Secondo uno studio recente portato avanti da alcuni ricercatori del National Center for Atmospheric Research di Boulder, in Colorado – insieme ad altri colleghi ed esperti del Nasa Langley Research Center di Hampton e dell’Università del Wyoming, a Laramie – gli aerei (grossi jet commerciali o piccoli aerei privati) provocherebbero precipitazioni piovose o nevose creando “buchi” e canali all’interno delle nubi.
A questa conclusione gli scienziati sono arrivati analizzando nel dettaglio immagini satellitari di queste coltri di nubi sforacchiate e mettendole a confronto con i dati del traffico aereo relativi al momento in cui sono state scattate. Hanno poi utilizzato modelli computerizzati per le previsioni atmosferiche per simulare la crescita e l’evoluzione delle nubi.
Lo studio, pubblicato sulla rivista Science (anche se sul sito non sono riuscito a trovare l’articolo) paragona questo fenomeno al Cloud Seeding, una vecchia tecnica di “inseminazione” artificiale delle nubi con sostanze chimiche idroscopiche che ne modificano i processi microfisici per alterare il clima a livello locale (con scarsi risultati).
L’effetto è facilitato dall’espansione e dal raffreddamento dell’aria dietro l’elica dell’aereo quando la temperatura nelle nubi è di -10 gradi o inferiore: qui i cali di temperatura sono sufficienti a far gelare le gocce di acqua nelle nuvole e a mettere in moto un processo per cui si creano buchi e canali al loro interno, che continuano ad espandersi per ore, facendo aumentare le precipitazioni dentro e sotto la nuvola.
La stessa cosa accade quando l’aria entra in contatto con le ali dei jet, anche se il raffreddamento è minore. La temperatura dell’acqua scende sotto il punto di congelamento creando così cristalli di ghiaccio che fanno da catalizzatori per il vapore provocando neve e pioggia.

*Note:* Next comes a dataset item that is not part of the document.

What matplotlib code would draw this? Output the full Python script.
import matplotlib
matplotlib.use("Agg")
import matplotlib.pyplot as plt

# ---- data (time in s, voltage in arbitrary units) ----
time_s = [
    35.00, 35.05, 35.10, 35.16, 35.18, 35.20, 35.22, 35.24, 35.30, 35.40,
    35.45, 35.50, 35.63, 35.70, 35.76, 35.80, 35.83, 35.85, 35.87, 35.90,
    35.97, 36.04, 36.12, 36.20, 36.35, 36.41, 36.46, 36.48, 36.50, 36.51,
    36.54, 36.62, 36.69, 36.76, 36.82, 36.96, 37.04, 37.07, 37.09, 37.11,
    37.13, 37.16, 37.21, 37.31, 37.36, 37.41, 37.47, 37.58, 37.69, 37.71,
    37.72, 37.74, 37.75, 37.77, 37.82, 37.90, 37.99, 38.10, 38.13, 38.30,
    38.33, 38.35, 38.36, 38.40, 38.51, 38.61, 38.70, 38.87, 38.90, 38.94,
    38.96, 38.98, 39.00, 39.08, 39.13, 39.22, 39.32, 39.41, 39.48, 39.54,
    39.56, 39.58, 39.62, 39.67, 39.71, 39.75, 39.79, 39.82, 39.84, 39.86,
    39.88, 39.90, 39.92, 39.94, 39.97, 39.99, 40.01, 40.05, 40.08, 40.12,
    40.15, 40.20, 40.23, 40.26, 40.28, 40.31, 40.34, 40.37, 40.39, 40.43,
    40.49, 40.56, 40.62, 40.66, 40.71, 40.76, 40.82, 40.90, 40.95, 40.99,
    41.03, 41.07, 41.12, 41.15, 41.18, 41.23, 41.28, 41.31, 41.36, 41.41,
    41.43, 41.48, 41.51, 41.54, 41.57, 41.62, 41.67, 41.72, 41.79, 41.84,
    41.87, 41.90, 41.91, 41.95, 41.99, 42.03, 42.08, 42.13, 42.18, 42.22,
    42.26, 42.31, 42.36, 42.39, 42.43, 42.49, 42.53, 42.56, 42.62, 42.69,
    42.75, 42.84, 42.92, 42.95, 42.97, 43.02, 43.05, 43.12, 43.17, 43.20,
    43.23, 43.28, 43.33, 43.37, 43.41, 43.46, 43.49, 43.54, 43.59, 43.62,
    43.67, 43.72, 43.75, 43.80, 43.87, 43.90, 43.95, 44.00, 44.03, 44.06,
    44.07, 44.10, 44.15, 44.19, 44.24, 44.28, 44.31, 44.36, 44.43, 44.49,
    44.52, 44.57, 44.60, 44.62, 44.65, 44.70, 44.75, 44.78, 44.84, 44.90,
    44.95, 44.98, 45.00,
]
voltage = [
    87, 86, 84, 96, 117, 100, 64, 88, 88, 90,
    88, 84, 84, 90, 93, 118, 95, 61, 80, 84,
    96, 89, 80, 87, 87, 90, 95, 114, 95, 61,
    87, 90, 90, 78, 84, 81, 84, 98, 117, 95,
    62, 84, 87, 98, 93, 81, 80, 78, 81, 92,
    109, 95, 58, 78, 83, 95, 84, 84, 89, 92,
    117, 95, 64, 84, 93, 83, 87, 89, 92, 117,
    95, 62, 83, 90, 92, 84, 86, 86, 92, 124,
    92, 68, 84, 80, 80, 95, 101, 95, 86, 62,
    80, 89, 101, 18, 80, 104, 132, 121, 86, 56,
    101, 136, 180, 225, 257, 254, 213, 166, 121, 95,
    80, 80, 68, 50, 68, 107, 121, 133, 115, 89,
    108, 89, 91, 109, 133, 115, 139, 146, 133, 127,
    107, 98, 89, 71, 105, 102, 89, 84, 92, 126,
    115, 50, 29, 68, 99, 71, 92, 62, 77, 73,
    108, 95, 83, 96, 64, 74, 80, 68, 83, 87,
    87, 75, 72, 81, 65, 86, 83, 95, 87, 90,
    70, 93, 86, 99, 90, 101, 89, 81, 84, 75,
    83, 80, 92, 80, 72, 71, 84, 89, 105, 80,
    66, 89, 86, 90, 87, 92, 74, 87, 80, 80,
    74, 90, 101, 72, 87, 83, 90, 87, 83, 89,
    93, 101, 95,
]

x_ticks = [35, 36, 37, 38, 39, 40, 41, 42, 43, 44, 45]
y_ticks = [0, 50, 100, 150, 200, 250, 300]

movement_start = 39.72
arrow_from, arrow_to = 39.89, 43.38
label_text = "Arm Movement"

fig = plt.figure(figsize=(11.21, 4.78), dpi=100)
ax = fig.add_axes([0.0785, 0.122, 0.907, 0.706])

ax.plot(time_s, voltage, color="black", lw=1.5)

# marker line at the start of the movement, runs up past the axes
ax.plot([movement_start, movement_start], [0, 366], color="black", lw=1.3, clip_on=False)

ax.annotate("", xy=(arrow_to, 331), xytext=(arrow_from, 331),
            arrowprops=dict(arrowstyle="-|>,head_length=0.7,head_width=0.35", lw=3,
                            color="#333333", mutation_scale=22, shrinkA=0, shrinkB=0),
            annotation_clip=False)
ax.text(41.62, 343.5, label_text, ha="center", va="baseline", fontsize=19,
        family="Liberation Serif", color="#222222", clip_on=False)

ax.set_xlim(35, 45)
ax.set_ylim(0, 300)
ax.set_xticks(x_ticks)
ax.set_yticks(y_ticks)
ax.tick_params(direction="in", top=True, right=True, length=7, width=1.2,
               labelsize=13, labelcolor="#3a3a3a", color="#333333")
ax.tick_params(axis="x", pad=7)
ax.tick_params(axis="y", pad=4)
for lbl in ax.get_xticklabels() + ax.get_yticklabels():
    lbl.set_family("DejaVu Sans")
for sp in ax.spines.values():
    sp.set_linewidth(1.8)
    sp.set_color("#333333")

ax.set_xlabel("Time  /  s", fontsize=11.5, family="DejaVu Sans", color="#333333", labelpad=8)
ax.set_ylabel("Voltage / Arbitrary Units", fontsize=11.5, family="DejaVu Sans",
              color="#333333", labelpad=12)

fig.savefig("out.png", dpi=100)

Gli scienziati spiegano anche che gli effetti sono molto modesti e limitati in un’aera di circa 100km dai principali aeroporti con traffico intenso, specie in inverno quando la maggior parte delle nubi sono basse e molto cariche. È plausibile quindi parlare di microvariazioni del clima anche se questa forma di inquinamento è irrilevante se comparato a quello prodotto da combustibili fossili, come il carbone o il petrolio.
Il fenomeno dei “buchi”, chiamato anche Punch Cloud, non è nuovo ed è studiato da oltre 70 anni. Spesso questo tipo di nuvole sono scambiate dai complottisti per esperimenti militari segreti o associate al passaggio di U.F.O.
L’articolo è un duro colpo per gli sciachimisti (e contattisti vari), convinti che siano le contrails (pardon…chemtrails) a provocare precipitazioni o a disperdere le nubi. Il fenomeno non è associato a quelle che chiamano in gergo “irrorazioni di aerosol clandestine” e conferma come questi soggetti siano soliti mischiare argomenti scientifici con storie verosimili assolutamente prive di fondamenta per depistare chi cerca di smontare le loro teorie.
Tiratina d’orecchie anche a LaRepubblica.it per aver tradotto probabilmente in maniera errata quanto segue:
la necessità di scongelare le ali degli aerei, in futuro, sarà sempre frequente, dal momento che in inverno gli aeroporti sono spesso coperti da nubi basse. Senza contare il possibile malumore di chi abita nelle vicinanze degli scali, bagnati e innevati più che altrove.
In realtà la quasi totalità degli aerei commerciali ha già serpentine di “sbrinamento” collocate sul dorso dell’ala per evitare la formazione di ghiaccio che ne comprometterebbe il profilo e quindi la portanza. Lo stesso sistema è montato anche sul famoso tubo di pitot, attraverso il quale viene rilevata la pressione statica e dinamica fondamentali per il funzionamento di alcuni strumenti di bordo.